- **Provided records**
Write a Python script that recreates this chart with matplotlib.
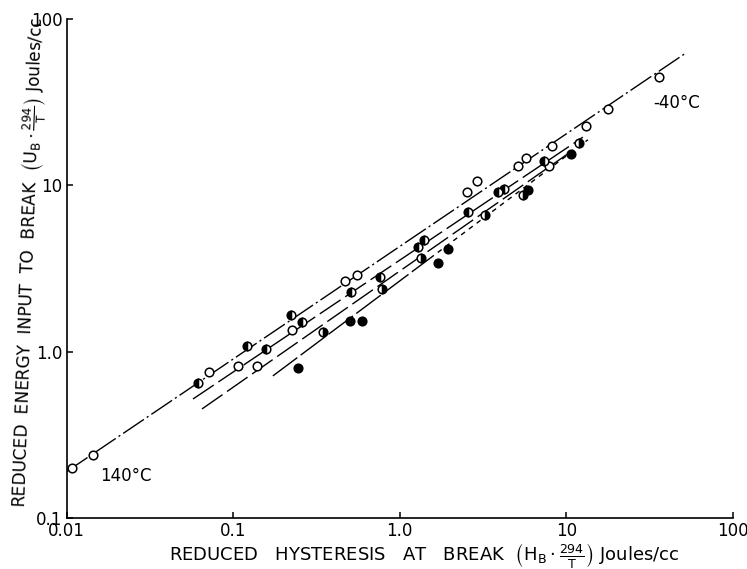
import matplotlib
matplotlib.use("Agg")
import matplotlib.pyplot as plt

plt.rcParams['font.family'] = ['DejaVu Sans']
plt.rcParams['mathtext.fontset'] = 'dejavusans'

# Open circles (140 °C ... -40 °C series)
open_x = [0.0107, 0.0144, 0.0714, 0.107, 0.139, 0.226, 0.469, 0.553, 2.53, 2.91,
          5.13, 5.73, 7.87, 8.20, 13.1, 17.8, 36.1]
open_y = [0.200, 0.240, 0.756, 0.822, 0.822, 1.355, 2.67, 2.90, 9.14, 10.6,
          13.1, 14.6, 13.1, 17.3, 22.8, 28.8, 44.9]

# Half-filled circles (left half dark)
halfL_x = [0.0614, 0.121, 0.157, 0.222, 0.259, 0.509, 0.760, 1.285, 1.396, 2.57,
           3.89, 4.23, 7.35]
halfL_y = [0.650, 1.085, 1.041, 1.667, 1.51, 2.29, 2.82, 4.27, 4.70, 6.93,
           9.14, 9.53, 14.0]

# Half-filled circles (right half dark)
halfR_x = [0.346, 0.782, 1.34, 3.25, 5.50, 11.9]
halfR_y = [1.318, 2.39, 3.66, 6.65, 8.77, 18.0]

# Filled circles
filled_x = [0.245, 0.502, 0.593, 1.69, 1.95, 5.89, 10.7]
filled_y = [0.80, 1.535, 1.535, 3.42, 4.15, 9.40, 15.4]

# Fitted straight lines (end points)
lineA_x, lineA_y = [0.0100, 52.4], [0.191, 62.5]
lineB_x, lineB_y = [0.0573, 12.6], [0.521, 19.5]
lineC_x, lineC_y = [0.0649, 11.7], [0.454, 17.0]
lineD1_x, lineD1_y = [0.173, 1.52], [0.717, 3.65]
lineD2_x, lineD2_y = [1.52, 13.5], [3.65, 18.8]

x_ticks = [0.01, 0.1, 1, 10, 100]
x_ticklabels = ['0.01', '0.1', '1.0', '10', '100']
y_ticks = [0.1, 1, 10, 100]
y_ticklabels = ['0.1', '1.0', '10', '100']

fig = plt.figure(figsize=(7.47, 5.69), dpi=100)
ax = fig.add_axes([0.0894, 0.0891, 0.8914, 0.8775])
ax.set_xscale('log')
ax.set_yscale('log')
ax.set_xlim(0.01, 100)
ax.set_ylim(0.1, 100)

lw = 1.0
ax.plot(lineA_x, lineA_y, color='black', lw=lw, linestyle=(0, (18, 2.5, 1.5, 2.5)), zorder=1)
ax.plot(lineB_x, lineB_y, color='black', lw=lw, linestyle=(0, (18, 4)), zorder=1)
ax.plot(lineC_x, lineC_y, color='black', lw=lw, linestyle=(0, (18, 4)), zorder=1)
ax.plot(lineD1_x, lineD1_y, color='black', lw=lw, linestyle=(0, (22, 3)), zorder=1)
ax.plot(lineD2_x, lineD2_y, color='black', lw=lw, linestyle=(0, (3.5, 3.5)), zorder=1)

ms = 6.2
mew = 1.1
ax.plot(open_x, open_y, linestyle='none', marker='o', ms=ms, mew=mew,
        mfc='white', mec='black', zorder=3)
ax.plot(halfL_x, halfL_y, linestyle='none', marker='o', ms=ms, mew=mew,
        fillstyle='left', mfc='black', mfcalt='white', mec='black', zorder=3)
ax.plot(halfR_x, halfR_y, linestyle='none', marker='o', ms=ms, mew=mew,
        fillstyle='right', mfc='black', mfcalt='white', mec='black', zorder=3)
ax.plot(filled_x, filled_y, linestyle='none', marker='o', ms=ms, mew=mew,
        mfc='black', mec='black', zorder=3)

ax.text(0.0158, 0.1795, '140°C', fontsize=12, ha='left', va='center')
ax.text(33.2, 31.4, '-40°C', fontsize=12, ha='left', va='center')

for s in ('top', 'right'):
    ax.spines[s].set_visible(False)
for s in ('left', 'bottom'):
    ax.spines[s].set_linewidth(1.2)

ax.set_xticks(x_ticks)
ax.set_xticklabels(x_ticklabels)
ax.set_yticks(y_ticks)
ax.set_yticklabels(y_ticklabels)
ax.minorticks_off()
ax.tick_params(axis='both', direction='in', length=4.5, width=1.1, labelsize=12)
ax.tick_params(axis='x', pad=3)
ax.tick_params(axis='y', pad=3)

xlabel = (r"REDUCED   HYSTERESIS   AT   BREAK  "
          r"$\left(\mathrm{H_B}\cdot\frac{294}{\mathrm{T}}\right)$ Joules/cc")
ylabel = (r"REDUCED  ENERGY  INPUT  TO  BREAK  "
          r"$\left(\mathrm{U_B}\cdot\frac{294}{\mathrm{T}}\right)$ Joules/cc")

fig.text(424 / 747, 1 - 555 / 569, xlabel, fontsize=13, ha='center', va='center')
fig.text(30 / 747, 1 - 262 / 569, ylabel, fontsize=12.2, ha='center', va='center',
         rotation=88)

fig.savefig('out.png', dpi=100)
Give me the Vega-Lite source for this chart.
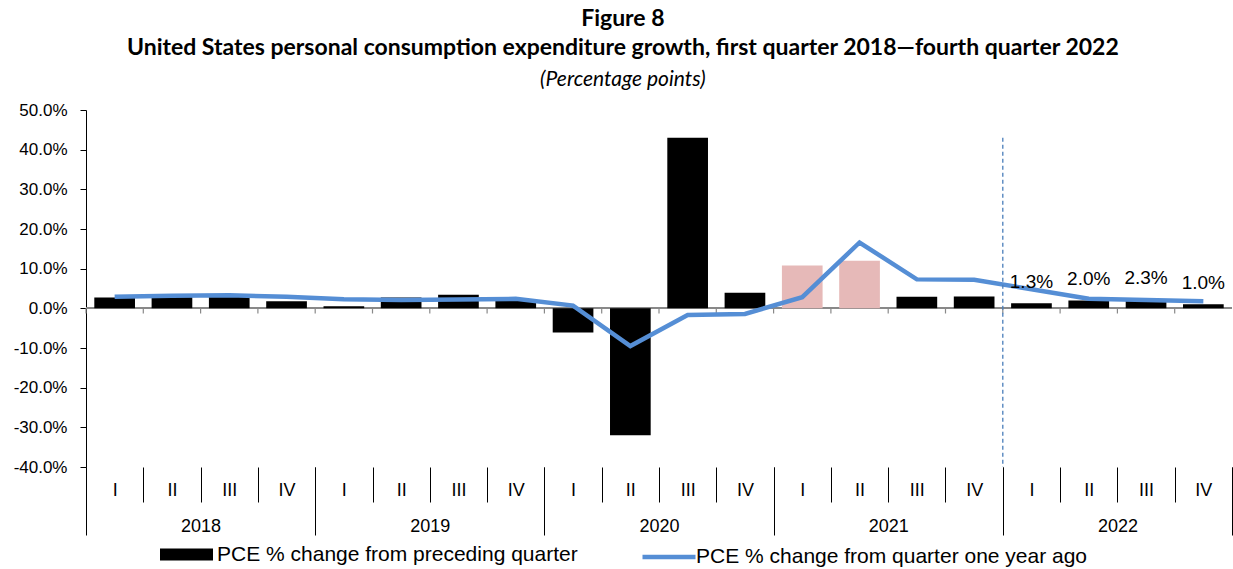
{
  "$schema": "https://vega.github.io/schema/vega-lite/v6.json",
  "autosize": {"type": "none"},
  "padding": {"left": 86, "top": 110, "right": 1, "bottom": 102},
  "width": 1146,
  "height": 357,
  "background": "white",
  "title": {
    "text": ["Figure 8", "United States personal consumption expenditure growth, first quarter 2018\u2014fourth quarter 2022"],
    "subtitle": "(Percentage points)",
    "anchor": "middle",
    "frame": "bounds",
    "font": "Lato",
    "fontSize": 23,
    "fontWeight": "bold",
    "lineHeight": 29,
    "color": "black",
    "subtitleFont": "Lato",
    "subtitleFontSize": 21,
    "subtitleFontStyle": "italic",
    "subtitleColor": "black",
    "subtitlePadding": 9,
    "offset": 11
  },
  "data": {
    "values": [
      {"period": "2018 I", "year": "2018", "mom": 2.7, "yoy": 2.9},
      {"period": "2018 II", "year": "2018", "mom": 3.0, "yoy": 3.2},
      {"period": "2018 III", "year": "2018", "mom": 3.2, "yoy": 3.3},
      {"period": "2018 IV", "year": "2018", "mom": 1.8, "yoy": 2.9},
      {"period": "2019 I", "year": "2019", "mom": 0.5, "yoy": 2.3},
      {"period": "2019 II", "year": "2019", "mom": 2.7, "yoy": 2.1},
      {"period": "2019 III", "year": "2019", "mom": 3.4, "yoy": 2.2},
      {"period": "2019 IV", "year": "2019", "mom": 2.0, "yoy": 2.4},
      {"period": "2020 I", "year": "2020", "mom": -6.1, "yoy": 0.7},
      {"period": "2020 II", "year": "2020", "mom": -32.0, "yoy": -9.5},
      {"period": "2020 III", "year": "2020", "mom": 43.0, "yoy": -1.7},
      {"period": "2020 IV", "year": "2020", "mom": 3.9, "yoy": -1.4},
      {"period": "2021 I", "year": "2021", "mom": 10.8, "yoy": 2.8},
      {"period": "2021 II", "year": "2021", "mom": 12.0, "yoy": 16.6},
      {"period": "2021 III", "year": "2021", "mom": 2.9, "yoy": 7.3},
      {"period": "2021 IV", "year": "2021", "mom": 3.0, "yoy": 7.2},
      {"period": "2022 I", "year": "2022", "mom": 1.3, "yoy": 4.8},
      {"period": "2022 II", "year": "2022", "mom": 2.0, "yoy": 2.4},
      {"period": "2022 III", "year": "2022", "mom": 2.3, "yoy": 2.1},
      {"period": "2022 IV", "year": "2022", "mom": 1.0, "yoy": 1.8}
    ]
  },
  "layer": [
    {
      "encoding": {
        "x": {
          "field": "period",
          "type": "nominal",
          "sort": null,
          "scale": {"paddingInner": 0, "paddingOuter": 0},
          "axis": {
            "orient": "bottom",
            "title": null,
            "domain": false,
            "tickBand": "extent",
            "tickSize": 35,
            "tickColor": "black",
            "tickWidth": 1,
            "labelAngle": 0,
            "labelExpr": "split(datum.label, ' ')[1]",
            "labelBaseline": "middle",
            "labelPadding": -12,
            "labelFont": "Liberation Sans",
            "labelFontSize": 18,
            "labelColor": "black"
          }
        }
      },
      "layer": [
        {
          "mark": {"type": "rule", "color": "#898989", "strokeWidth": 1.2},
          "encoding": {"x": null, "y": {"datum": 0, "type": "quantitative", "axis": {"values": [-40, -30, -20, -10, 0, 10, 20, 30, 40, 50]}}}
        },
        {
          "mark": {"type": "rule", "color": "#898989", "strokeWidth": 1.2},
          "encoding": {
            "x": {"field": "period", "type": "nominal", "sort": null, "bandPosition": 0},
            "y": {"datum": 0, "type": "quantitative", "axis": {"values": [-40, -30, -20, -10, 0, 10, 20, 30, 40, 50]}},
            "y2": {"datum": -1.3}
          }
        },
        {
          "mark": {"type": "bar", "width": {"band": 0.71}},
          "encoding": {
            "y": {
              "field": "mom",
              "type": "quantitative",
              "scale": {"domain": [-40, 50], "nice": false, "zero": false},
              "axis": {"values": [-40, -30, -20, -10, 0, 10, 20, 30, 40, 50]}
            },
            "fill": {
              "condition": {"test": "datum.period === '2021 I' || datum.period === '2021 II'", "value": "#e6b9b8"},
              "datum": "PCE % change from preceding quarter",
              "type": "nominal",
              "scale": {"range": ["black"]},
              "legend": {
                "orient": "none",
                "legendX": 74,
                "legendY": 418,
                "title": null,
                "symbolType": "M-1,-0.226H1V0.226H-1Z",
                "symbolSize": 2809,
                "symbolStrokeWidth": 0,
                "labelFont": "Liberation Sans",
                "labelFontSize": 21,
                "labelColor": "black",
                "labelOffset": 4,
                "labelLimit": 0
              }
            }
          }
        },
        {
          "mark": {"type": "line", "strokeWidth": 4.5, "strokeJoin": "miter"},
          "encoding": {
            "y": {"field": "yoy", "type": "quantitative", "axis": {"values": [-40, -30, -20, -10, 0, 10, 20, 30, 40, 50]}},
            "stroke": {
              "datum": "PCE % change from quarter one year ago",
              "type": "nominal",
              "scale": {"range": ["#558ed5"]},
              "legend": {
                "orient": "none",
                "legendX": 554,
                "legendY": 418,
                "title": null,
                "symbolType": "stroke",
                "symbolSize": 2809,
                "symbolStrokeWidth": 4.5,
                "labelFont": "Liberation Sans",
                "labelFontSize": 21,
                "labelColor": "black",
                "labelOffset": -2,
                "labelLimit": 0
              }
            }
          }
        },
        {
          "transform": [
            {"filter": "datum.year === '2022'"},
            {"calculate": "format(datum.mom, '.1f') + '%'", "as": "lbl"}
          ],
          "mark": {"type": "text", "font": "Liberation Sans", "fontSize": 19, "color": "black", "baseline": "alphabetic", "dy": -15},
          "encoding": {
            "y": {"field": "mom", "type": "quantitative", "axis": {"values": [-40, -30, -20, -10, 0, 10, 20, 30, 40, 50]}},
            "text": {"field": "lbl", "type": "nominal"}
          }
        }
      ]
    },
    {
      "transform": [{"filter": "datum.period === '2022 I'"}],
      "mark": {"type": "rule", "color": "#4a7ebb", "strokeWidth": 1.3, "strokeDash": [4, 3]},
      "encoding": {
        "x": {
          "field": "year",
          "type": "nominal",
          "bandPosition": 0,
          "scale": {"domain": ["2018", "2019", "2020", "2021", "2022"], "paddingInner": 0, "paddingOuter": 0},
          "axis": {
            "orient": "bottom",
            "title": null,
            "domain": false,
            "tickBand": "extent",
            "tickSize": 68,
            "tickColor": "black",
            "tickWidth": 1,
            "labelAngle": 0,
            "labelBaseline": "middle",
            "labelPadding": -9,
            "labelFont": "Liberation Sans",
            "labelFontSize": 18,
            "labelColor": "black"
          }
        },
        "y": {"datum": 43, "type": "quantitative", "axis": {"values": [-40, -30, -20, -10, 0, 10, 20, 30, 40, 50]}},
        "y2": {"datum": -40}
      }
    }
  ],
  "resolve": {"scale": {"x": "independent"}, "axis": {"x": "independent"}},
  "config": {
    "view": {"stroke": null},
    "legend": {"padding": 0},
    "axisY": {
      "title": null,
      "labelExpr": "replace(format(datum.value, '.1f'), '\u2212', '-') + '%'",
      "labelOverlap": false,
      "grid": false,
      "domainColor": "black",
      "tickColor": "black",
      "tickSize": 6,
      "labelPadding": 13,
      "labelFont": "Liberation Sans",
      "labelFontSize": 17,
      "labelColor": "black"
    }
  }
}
---
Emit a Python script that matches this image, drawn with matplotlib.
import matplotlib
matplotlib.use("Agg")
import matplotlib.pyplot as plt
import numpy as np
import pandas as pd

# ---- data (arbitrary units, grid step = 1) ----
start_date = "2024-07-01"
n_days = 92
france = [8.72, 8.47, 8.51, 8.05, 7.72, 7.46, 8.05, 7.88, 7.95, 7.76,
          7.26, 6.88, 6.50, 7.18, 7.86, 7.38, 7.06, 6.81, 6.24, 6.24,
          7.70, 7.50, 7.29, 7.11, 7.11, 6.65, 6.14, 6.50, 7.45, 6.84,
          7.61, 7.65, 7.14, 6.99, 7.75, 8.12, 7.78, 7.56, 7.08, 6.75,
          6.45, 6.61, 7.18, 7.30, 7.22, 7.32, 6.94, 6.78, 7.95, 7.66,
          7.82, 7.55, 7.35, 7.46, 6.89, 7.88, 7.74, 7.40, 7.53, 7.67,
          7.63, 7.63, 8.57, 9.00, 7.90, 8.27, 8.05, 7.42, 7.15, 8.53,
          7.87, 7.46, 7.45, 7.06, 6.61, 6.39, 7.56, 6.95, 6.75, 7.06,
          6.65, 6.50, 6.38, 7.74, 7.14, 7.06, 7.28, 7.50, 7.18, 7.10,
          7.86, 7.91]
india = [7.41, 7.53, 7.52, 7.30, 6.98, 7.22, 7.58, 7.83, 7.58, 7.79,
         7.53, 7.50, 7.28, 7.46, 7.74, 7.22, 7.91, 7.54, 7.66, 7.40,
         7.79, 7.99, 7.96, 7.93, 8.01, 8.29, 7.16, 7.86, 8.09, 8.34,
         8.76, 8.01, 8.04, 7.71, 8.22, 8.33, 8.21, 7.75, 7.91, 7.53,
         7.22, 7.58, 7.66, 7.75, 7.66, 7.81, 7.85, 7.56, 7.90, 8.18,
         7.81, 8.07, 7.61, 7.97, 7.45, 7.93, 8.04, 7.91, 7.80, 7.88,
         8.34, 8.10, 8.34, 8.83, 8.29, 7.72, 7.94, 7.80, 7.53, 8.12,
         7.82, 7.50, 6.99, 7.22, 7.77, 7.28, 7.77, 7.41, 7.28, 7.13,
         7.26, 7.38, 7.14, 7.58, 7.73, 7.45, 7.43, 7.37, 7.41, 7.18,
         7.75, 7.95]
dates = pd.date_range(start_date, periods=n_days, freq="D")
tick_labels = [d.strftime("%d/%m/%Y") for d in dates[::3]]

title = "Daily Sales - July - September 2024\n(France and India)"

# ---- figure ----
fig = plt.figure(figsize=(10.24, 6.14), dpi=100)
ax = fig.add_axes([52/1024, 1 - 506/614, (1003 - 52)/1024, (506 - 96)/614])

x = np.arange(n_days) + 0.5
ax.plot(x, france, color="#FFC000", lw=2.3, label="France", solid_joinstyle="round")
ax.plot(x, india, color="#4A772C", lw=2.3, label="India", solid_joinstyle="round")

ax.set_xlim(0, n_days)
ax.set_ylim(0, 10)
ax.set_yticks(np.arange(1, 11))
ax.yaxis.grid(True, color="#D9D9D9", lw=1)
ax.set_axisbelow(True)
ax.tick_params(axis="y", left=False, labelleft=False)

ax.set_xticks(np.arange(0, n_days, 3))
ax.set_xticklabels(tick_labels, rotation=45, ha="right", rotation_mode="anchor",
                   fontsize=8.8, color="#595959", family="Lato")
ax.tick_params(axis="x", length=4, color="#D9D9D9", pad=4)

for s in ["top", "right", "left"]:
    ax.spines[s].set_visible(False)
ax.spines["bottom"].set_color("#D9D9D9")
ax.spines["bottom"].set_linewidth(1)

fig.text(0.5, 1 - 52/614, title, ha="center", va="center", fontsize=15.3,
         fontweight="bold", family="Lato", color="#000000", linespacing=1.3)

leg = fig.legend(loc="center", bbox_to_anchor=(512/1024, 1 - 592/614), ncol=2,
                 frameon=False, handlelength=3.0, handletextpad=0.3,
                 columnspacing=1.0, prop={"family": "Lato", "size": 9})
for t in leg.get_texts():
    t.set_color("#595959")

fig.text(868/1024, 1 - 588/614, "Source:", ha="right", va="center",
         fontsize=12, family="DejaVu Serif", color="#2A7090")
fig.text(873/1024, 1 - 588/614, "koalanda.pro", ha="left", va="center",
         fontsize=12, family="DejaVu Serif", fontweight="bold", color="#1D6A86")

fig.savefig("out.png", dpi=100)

- **Direction**
Copy exactly, and copy only, the lines from the one with "Write a Python" to the one with "13.1, 14.6, 13.1, 17.3, 22.8, 28.8, 44.9]", ends included. Pictures are not part of the copy.

- **Answer below**
Write a Python script that recreates this chart with matplotlib.
import matplotlib
matplotlib.use("Agg")
import matplotlib.pyplot as plt

plt.rcParams['font.family'] = ['DejaVu Sans']
plt.rcParams['mathtext.fontset'] = 'dejavusans'

# Open circles (140 °C ... -40 °C series)
open_x = [0.0107, 0.0144, 0.0714, 0.107, 0.139, 0.226, 0.469, 0.553, 2.53, 2.91,
          5.13, 5.73, 7.87, 8.20, 13.1, 17.8, 36.1]
open_y = [0.200, 0.240, 0.756, 0.822, 0.822, 1.355, 2.67, 2.90, 9.14, 10.6,
          13.1, 14.6, 13.1, 17.3, 22.8, 28.8, 44.9]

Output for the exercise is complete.